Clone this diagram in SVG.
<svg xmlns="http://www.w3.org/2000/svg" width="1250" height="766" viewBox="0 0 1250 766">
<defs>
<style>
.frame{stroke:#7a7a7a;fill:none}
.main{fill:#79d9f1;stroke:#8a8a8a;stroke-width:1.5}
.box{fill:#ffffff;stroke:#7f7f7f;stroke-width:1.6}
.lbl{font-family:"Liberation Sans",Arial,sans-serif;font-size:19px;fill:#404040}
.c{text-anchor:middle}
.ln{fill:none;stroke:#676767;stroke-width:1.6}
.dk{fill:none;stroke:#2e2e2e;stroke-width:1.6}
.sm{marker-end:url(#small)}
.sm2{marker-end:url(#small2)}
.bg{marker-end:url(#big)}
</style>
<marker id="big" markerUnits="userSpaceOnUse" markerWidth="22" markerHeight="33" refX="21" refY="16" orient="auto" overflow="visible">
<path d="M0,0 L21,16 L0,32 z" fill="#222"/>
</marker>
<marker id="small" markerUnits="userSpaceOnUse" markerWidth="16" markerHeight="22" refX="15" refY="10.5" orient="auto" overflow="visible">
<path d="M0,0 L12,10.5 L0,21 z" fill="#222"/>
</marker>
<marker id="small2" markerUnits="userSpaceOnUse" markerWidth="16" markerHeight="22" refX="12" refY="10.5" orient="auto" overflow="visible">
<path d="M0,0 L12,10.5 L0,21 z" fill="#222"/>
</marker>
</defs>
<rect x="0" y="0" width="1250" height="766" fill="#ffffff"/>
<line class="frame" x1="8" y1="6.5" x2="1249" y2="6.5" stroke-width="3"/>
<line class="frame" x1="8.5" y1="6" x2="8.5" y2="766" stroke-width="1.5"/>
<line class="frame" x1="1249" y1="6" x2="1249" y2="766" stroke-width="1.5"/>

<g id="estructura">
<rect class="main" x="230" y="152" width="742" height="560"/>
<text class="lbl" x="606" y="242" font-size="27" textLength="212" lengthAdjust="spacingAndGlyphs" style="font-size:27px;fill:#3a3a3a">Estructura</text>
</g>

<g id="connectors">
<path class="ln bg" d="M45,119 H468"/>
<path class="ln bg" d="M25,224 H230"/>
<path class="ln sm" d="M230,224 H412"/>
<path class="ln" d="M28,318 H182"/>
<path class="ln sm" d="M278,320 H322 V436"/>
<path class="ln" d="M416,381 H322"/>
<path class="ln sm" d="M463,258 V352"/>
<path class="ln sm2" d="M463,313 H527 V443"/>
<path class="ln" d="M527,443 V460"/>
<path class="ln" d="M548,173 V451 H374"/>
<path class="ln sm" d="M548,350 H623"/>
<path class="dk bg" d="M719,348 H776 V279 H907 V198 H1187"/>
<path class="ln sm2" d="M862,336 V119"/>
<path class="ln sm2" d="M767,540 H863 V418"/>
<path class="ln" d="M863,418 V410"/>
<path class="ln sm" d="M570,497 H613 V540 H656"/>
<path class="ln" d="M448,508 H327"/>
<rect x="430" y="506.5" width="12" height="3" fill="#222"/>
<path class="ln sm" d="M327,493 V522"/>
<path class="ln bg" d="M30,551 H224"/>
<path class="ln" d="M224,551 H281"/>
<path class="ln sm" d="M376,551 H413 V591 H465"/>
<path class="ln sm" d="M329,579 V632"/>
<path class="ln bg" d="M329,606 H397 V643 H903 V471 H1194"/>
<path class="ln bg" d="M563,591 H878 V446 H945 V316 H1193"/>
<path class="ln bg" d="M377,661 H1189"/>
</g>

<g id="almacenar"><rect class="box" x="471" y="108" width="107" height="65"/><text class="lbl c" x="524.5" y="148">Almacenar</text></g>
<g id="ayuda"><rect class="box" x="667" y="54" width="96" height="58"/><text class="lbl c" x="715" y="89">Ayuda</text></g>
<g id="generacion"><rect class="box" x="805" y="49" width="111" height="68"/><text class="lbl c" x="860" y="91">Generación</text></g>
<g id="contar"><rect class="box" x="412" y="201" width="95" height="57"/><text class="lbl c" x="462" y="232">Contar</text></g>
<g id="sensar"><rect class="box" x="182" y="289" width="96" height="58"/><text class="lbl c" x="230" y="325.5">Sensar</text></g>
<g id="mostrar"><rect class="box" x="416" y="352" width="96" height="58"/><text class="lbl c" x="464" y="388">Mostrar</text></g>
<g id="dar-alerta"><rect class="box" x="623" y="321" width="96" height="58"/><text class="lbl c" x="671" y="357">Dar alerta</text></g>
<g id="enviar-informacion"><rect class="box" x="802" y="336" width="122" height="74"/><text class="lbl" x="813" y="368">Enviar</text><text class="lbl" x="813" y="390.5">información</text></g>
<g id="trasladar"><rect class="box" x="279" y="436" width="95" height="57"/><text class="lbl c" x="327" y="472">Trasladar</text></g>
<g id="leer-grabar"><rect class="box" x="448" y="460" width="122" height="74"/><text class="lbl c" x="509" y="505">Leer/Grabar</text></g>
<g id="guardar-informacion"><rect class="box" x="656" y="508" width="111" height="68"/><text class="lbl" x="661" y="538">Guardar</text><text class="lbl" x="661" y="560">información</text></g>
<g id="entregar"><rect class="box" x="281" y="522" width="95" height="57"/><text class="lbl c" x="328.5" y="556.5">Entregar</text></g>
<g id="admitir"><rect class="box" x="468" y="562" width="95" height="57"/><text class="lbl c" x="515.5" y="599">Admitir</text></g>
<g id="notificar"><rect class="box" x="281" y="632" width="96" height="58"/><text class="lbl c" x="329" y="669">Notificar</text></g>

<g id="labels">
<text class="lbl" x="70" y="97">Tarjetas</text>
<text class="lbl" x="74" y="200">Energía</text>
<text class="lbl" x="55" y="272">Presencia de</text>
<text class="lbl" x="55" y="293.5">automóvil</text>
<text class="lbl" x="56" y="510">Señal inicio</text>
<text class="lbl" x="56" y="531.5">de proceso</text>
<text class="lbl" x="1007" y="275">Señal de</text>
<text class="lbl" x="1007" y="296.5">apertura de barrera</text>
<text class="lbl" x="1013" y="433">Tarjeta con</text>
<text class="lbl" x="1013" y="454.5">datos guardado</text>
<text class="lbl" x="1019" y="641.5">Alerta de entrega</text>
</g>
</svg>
──────
#### WHAT TO DO:
Extract the whole listing, character for character.

#### EXPECTED ANSWER:
Clone this diagram in SVG.
<svg xmlns="http://www.w3.org/2000/svg" width="1250" height="766" viewBox="0 0 1250 766">
<defs>
<style>
.frame{stroke:#7a7a7a;fill:none}
.main{fill:#79d9f1;stroke:#8a8a8a;stroke-width:1.5}
.box{fill:#ffffff;stroke:#7f7f7f;stroke-width:1.6}
.lbl{font-family:"Liberation Sans",Arial,sans-serif;font-size:19px;fill:#404040}
.c{text-anchor:middle}
.ln{fill:none;stroke:#676767;stroke-width:1.6}
.dk{fill:none;stroke:#2e2e2e;stroke-width:1.6}
.sm{marker-end:url(#small)}
.sm2{marker-end:url(#small2)}
.bg{marker-end:url(#big)}
</style>
<marker id="big" markerUnits="userSpaceOnUse" markerWidth="22" markerHeight="33" refX="21" refY="16" orient="auto" overflow="visible">
<path d="M0,0 L21,16 L0,32 z" fill="#222"/>
</marker>
<marker id="small" markerUnits="userSpaceOnUse" markerWidth="16" markerHeight="22" refX="15" refY="10.5" orient="auto" overflow="visible">
<path d="M0,0 L12,10.5 L0,21 z" fill="#222"/>
</marker>
<marker id="small2" markerUnits="userSpaceOnUse" markerWidth="16" markerHeight="22" refX="12" refY="10.5" orient="auto" overflow="visible">
<path d="M0,0 L12,10.5 L0,21 z" fill="#222"/>
</marker>
</defs>
<rect x="0" y="0" width="1250" height="766" fill="#ffffff"/>
<line class="frame" x1="8" y1="6.5" x2="1249" y2="6.5" stroke-width="3"/>
<line class="frame" x1="8.5" y1="6" x2="8.5" y2="766" stroke-width="1.5"/>
<line class="frame" x1="1249" y1="6" x2="1249" y2="766" stroke-width="1.5"/>

<g id="estructura">
<rect class="main" x="230" y="152" width="742" height="560"/>
<text class="lbl" x="606" y="242" font-size="27" textLength="212" lengthAdjust="spacingAndGlyphs" style="font-size:27px;fill:#3a3a3a">Estructura</text>
</g>

<g id="connectors">
<path class="ln bg" d="M45,119 H468"/>
<path class="ln bg" d="M25,224 H230"/>
<path class="ln sm" d="M230,224 H412"/>
<path class="ln" d="M28,318 H182"/>
<path class="ln sm" d="M278,320 H322 V436"/>
<path class="ln" d="M416,381 H322"/>
<path class="ln sm" d="M463,258 V352"/>
<path class="ln sm2" d="M463,313 H527 V443"/>
<path class="ln" d="M527,443 V460"/>
<path class="ln" d="M548,173 V451 H374"/>
<path class="ln sm" d="M548,350 H623"/>
<path class="dk bg" d="M719,348 H776 V279 H907 V198 H1187"/>
<path class="ln sm2" d="M862,336 V119"/>
<path class="ln sm2" d="M767,540 H863 V418"/>
<path class="ln" d="M863,418 V410"/>
<path class="ln sm" d="M570,497 H613 V540 H656"/>
<path class="ln" d="M448,508 H327"/>
<rect x="430" y="506.5" width="12" height="3" fill="#222"/>
<path class="ln sm" d="M327,493 V522"/>
<path class="ln bg" d="M30,551 H224"/>
<path class="ln" d="M224,551 H281"/>
<path class="ln sm" d="M376,551 H413 V591 H465"/>
<path class="ln sm" d="M329,579 V632"/>
<path class="ln bg" d="M329,606 H397 V643 H903 V471 H1194"/>
<path class="ln bg" d="M563,591 H878 V446 H945 V316 H1193"/>
<path class="ln bg" d="M377,661 H1189"/>
</g>

<g id="almacenar"><rect class="box" x="471" y="108" width="107" height="65"/><text class="lbl c" x="524.5" y="148">Almacenar</text></g>
<g id="ayuda"><rect class="box" x="667" y="54" width="96" height="58"/><text class="lbl c" x="715" y="89">Ayuda</text></g>
<g id="generacion"><rect class="box" x="805" y="49" width="111" height="68"/><text class="lbl c" x="860" y="91">Generación</text></g>
<g id="contar"><rect class="box" x="412" y="201" width="95" height="57"/><text class="lbl c" x="462" y="232">Contar</text></g>
<g id="sensar"><rect class="box" x="182" y="289" width="96" height="58"/><text class="lbl c" x="230" y="325.5">Sensar</text></g>
<g id="mostrar"><rect class="box" x="416" y="352" width="96" height="58"/><text class="lbl c" x="464" y="388">Mostrar</text></g>
<g id="dar-alerta"><rect class="box" x="623" y="321" width="96" height="58"/><text class="lbl c" x="671" y="357">Dar alerta</text></g>
<g id="enviar-informacion"><rect class="box" x="802" y="336" width="122" height="74"/><text class="lbl" x="813" y="368">Enviar</text><text class="lbl" x="813" y="390.5">información</text></g>
<g id="trasladar"><rect class="box" x="279" y="436" width="95" height="57"/><text class="lbl c" x="327" y="472">Trasladar</text></g>
<g id="leer-grabar"><rect class="box" x="448" y="460" width="122" height="74"/><text class="lbl c" x="509" y="505">Leer/Grabar</text></g>
<g id="guardar-informacion"><rect class="box" x="656" y="508" width="111" height="68"/><text class="lbl" x="661" y="538">Guardar</text><text class="lbl" x="661" y="560">información</text></g>
<g id="entregar"><rect class="box" x="281" y="522" width="95" height="57"/><text class="lbl c" x="328.5" y="556.5">Entregar</text></g>
<g id="admitir"><rect class="box" x="468" y="562" width="95" height="57"/><text class="lbl c" x="515.5" y="599">Admitir</text></g>
<g id="notificar"><rect class="box" x="281" y="632" width="96" height="58"/><text class="lbl c" x="329" y="669">Notificar</text></g>

<g id="labels">
<text class="lbl" x="70" y="97">Tarjetas</text>
<text class="lbl" x="74" y="200">Energía</text>
<text class="lbl" x="55" y="272">Presencia de</text>
<text class="lbl" x="55" y="293.5">automóvil</text>
<text class="lbl" x="56" y="510">Señal inicio</text>
<text class="lbl" x="56" y="531.5">de proceso</text>
<text class="lbl" x="1007" y="275">Señal de</text>
<text class="lbl" x="1007" y="296.5">apertura de barrera</text>
<text class="lbl" x="1013" y="433">Tarjeta con</text>
<text class="lbl" x="1013" y="454.5">datos guardado</text>
<text class="lbl" x="1019" y="641.5">Alerta de entrega</text>
</g>
</svg>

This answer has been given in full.